### DATASET EXCERPT
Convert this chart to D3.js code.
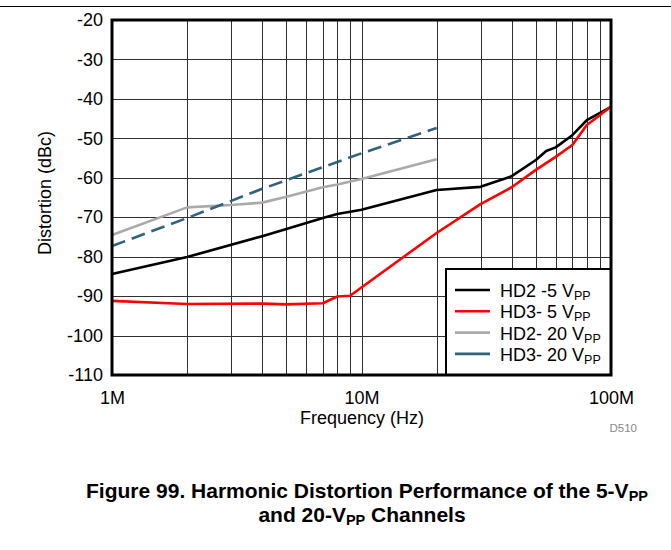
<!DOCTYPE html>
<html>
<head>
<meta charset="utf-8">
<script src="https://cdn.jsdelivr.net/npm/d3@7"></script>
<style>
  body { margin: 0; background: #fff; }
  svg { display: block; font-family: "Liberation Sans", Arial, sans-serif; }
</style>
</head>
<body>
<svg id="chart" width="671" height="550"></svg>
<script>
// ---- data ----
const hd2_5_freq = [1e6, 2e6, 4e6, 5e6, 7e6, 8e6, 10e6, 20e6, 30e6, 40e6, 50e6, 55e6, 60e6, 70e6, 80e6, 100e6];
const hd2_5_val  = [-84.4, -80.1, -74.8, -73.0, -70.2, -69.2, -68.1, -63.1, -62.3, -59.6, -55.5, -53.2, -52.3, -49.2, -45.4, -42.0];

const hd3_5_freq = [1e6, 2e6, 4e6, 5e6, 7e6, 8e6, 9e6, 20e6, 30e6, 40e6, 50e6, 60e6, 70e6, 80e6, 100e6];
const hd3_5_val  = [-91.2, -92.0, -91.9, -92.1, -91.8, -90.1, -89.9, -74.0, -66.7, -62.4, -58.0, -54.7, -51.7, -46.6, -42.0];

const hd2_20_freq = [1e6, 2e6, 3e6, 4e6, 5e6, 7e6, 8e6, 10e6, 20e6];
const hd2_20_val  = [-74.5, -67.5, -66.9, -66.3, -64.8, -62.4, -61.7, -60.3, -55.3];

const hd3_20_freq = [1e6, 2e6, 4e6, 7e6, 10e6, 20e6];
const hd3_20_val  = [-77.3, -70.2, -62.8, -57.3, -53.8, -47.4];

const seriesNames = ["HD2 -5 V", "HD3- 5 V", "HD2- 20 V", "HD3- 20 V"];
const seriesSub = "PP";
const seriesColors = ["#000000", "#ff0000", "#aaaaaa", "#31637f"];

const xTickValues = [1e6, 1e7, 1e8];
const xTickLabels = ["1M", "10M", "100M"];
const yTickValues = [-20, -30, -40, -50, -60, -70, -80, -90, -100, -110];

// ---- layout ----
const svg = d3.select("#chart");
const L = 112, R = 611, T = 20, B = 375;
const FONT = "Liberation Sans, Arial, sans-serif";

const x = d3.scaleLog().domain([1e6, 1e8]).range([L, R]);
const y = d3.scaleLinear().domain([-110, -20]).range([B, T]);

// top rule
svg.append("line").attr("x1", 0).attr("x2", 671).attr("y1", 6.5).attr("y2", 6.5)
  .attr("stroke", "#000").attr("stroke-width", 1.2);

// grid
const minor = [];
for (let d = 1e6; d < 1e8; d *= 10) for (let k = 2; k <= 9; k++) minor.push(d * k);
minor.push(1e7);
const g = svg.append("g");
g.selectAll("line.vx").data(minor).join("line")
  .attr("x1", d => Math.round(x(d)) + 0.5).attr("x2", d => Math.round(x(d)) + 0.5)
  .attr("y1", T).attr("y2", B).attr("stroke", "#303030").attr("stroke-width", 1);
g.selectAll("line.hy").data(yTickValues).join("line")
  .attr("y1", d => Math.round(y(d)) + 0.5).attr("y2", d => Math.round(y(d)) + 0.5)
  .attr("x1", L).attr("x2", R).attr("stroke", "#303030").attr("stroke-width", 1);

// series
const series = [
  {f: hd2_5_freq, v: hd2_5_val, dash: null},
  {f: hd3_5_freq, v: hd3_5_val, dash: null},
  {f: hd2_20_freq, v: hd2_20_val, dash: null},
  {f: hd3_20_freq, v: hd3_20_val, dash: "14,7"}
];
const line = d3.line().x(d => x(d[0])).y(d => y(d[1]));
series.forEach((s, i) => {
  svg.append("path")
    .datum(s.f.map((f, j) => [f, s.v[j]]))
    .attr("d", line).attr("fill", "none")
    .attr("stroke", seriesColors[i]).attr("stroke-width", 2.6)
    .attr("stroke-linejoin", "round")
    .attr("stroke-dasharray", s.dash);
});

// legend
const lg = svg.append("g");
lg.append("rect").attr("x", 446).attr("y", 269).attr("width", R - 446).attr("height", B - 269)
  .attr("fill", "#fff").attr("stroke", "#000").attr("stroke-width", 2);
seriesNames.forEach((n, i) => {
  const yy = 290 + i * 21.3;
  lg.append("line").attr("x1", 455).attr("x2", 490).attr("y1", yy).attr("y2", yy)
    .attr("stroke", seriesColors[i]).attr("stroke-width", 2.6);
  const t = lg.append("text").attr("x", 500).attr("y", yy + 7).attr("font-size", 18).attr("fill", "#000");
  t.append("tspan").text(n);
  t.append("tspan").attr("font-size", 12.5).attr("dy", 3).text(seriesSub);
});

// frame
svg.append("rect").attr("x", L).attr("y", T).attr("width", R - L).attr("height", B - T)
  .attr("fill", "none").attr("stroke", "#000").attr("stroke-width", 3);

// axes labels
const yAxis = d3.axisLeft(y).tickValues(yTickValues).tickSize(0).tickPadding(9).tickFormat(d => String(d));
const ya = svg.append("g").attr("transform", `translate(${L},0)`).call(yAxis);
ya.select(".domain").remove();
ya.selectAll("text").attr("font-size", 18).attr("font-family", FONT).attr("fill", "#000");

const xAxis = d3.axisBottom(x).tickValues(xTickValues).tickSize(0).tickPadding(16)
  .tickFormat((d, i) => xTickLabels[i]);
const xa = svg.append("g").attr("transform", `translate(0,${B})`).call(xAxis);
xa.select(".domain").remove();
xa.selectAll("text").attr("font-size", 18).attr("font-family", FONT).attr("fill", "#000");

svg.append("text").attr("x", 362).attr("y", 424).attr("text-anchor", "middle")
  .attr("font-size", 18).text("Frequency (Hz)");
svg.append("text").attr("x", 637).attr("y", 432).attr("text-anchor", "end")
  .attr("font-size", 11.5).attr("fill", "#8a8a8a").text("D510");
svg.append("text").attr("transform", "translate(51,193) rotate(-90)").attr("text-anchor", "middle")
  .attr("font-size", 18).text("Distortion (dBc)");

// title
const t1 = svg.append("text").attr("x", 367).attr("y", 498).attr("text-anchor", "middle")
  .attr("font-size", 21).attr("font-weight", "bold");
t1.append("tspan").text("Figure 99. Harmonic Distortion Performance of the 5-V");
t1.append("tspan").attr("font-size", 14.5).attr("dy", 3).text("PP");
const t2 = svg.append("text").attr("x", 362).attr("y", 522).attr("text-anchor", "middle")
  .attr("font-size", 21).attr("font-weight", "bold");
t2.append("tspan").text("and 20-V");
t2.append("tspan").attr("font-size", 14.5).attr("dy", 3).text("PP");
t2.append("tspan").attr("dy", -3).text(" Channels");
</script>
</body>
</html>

### GOAL
Copy out every line of the data that includes "chart".

### WRITTEN RESPONSE
Convert this chart to D3.js code.
<svg id="chart" width="671" height="550"></svg>
const svg = d3.select("#chart");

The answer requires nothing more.